Search the records for "this" and copy each line that holds it.
# START OF Raw data
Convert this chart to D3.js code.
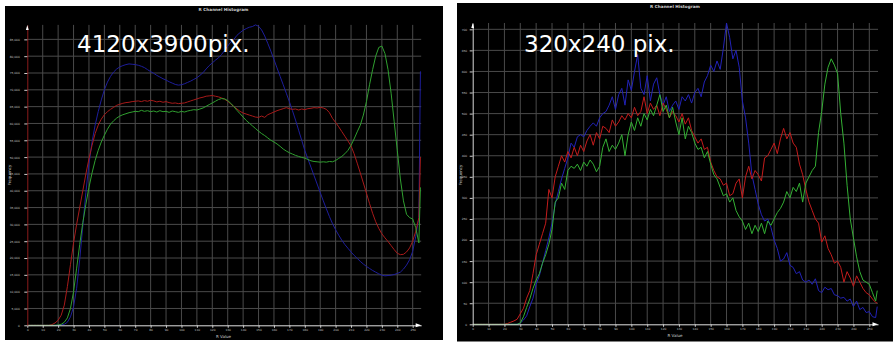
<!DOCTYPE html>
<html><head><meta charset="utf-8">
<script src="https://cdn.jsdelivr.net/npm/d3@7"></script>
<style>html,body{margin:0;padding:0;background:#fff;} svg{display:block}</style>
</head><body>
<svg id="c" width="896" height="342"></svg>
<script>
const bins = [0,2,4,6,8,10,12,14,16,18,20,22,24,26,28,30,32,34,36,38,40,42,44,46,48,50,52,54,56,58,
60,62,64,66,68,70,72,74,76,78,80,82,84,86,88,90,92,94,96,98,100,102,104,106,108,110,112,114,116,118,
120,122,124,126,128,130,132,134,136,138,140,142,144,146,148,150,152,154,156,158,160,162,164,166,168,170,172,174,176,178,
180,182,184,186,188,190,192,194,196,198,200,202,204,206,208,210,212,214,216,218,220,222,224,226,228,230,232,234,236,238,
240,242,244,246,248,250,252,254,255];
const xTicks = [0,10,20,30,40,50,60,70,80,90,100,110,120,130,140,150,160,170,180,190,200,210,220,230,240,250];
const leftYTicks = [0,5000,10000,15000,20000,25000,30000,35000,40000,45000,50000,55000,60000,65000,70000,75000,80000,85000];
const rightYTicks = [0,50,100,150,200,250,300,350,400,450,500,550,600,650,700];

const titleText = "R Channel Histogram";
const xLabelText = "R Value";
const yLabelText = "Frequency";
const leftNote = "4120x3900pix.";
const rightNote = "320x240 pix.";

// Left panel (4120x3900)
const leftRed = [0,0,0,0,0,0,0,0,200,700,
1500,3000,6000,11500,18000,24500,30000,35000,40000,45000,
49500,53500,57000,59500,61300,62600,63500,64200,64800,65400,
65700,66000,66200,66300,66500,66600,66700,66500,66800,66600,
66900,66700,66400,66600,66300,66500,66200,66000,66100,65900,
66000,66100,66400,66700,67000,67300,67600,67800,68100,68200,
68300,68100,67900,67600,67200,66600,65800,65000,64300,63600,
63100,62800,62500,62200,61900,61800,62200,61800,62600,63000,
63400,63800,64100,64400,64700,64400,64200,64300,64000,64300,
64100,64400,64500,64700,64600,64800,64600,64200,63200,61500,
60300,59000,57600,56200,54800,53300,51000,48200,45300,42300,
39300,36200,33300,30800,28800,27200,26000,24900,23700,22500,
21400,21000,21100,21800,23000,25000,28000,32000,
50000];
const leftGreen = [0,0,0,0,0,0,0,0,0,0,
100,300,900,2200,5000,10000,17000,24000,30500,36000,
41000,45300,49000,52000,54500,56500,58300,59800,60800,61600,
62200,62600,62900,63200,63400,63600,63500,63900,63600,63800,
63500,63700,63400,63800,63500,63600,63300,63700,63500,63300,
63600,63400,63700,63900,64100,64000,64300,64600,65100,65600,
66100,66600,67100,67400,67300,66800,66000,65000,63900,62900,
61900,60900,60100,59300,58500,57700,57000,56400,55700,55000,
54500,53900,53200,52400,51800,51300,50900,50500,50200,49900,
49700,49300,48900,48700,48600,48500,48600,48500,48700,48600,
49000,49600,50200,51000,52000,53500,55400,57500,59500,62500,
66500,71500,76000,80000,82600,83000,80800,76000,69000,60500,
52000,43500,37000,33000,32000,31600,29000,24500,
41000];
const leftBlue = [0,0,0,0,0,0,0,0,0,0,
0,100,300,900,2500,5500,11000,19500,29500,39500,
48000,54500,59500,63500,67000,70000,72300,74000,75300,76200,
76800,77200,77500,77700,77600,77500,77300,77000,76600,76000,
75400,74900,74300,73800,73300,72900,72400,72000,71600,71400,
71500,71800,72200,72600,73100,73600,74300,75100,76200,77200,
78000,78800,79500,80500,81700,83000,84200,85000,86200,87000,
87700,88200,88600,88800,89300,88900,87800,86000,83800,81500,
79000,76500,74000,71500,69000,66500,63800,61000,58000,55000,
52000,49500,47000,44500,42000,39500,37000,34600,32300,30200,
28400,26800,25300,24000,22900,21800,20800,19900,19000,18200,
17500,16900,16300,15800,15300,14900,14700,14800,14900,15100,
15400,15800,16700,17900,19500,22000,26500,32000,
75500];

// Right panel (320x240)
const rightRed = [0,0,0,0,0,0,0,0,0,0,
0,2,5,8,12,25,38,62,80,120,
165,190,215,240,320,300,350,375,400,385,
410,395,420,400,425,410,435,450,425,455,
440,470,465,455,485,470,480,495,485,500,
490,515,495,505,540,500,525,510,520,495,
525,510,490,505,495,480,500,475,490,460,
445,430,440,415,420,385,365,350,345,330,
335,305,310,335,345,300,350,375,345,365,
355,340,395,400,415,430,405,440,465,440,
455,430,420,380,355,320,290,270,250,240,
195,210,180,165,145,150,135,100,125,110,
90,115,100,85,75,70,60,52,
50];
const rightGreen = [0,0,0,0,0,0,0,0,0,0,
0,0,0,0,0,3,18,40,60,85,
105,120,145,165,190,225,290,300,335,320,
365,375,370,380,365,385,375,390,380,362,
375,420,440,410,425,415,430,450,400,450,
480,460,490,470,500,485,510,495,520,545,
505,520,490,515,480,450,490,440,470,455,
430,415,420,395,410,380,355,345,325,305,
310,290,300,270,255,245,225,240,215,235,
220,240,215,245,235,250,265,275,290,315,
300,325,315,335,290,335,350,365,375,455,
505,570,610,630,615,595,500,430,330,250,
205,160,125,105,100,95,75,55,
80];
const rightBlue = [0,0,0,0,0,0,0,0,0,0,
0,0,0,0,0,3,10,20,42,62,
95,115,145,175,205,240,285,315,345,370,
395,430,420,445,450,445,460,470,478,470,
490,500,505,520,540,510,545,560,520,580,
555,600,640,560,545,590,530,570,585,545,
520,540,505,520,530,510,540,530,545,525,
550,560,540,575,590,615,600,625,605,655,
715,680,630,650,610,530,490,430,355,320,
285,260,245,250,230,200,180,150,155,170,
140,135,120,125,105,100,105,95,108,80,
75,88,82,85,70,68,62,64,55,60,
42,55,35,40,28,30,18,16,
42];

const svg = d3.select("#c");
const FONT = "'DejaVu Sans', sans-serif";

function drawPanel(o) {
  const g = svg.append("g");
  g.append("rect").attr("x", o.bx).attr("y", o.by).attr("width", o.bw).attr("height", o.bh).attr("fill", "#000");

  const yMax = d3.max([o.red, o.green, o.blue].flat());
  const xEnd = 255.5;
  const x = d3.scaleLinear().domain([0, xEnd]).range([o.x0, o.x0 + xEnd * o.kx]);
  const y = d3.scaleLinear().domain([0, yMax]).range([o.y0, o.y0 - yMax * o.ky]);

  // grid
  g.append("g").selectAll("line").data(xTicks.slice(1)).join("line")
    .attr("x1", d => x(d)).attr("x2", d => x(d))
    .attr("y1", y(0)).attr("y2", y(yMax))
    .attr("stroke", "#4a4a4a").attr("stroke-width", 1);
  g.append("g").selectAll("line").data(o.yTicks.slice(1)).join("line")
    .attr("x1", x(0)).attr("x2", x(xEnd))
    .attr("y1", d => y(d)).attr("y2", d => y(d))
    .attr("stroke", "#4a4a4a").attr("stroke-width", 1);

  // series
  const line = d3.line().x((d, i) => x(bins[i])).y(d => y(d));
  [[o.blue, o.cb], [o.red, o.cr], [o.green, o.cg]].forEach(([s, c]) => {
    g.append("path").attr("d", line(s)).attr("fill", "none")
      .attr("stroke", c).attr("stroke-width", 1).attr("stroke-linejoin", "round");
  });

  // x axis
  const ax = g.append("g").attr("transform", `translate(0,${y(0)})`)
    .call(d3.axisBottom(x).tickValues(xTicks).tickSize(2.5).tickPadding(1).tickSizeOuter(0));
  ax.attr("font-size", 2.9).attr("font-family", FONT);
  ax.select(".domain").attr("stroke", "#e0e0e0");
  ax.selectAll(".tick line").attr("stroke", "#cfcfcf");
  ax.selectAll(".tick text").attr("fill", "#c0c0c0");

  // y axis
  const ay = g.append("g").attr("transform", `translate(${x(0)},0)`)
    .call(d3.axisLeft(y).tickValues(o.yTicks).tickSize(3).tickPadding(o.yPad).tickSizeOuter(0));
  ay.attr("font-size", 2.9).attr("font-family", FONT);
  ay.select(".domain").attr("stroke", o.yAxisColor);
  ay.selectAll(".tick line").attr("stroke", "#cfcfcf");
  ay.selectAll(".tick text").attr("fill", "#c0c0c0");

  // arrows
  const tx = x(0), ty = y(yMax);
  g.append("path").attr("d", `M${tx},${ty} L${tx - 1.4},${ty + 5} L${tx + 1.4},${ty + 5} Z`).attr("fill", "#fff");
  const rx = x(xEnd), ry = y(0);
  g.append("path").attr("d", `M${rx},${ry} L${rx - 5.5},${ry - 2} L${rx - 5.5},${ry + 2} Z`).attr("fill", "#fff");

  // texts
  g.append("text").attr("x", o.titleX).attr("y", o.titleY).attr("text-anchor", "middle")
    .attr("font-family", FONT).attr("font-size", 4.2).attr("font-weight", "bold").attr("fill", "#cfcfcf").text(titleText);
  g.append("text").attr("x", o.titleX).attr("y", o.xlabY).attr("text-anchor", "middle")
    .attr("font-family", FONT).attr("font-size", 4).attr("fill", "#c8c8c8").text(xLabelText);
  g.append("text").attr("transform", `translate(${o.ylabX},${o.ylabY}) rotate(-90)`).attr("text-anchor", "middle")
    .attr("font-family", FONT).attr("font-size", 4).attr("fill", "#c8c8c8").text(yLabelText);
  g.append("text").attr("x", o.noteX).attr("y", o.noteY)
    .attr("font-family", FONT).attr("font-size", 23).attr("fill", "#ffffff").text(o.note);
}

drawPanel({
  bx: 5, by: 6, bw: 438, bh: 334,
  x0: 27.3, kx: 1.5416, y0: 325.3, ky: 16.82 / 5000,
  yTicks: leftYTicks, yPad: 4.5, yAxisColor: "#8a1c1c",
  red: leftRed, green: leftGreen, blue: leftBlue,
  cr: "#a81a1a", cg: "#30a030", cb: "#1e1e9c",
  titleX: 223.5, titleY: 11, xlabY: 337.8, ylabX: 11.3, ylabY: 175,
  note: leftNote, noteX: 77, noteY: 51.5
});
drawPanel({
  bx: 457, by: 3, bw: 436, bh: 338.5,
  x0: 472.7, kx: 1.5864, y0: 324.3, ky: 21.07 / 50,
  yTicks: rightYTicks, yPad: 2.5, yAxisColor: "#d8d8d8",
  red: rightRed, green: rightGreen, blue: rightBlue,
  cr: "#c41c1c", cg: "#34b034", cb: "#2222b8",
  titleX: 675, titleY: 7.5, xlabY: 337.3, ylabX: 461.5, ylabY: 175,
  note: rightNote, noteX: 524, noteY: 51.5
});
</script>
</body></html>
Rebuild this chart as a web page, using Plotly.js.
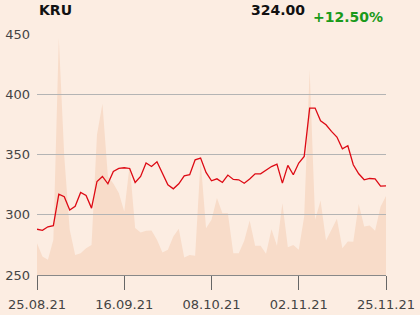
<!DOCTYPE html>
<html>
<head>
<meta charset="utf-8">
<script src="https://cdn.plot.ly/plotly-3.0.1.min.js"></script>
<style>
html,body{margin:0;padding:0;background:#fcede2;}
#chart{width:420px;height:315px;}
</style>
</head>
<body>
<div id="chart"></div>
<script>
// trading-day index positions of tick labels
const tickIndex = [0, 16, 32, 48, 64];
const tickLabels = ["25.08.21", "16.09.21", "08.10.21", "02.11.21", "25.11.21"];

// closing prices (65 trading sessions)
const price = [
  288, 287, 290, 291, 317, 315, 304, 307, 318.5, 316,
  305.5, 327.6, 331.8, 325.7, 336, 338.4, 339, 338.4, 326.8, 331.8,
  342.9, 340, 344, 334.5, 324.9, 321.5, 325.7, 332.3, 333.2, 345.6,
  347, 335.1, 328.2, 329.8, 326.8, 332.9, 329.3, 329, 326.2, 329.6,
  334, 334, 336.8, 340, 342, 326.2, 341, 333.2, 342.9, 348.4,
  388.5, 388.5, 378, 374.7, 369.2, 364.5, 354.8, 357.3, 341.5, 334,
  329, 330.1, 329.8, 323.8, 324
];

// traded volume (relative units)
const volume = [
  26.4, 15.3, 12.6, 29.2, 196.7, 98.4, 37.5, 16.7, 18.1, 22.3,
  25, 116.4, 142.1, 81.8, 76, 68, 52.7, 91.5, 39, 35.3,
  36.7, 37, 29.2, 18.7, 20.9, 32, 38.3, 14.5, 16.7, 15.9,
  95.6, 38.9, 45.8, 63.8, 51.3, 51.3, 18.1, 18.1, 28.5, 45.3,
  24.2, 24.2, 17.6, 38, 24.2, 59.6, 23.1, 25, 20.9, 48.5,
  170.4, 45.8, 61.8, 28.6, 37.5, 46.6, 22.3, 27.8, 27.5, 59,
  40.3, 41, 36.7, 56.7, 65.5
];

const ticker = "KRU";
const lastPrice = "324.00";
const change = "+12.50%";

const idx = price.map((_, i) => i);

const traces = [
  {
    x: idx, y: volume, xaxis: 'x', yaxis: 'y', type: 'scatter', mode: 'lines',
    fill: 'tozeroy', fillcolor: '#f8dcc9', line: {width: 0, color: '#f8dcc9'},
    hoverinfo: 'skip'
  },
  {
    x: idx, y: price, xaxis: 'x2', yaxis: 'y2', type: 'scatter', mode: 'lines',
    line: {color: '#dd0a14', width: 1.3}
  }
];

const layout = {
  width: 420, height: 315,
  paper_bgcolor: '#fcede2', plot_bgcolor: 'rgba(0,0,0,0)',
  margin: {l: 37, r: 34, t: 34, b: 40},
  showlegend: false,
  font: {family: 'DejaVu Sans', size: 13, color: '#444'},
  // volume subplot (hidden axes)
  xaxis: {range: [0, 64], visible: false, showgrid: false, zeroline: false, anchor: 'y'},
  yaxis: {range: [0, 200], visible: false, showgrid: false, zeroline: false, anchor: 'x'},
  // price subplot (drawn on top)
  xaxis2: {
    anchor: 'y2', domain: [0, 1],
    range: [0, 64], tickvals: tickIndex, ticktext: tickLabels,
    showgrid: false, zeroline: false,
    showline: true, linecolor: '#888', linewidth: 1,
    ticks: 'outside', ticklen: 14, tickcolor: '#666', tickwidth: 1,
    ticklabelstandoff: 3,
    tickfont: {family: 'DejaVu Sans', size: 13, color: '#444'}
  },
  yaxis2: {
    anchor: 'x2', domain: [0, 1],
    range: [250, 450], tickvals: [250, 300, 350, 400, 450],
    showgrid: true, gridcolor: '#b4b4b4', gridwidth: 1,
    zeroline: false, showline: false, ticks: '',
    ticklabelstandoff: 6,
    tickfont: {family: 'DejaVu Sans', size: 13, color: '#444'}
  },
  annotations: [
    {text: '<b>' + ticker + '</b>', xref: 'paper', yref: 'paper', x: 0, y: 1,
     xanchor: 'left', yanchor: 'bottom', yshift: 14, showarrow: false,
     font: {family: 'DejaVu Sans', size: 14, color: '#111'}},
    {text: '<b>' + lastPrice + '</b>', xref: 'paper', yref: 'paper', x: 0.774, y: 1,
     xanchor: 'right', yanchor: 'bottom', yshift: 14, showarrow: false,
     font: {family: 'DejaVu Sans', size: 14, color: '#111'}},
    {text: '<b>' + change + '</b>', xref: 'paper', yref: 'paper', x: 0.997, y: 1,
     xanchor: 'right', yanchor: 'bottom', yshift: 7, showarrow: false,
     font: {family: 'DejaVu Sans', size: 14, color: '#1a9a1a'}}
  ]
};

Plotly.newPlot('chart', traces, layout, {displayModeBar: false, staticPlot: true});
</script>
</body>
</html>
# END OF Raw data
Task response:
Convert this chart to D3.js code.
Rebuild this chart as a web page, using Plotly.js.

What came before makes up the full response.